PROVIDED DATA –
+ + + + +

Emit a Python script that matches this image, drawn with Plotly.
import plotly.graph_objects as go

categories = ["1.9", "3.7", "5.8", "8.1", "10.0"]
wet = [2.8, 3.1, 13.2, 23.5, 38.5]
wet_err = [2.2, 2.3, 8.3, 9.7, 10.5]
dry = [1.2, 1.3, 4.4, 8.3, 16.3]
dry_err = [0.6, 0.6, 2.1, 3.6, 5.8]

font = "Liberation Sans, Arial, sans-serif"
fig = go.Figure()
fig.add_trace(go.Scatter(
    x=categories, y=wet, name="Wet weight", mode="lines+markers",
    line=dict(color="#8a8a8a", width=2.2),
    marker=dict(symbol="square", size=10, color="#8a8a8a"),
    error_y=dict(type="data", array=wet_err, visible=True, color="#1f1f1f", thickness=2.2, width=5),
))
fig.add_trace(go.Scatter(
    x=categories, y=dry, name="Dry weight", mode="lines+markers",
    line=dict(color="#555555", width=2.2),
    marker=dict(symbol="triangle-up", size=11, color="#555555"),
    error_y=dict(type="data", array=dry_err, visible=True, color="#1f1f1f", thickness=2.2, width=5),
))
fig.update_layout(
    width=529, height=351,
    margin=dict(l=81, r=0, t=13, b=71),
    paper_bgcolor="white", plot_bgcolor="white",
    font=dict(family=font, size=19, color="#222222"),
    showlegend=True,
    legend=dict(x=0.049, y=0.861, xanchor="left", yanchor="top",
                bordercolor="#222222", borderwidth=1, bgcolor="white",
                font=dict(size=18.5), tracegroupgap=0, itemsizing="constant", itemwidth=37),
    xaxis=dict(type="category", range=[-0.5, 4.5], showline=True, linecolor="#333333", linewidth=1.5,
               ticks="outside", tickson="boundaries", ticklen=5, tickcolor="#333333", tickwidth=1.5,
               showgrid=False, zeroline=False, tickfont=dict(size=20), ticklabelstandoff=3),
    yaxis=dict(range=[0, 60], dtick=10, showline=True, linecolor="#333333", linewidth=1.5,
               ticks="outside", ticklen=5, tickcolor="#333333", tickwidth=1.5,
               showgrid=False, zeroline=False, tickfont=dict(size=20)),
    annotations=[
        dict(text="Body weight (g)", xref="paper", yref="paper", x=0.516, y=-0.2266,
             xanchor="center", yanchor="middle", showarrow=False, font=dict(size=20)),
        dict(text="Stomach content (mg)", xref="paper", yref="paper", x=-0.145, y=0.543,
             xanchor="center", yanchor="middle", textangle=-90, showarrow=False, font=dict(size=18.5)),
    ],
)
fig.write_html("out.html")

+ + + + +

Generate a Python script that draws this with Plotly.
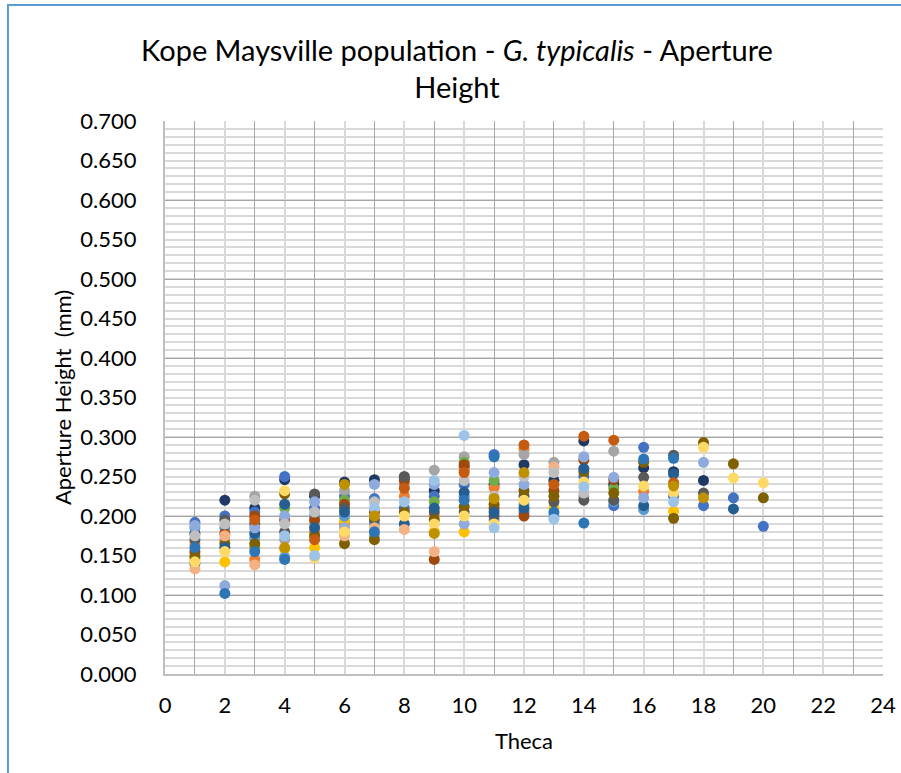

+ + + + +

PROBLEM REQUIREMENTS –
Write only the number of lines in the data above that include "Python".

THE RESULT –
2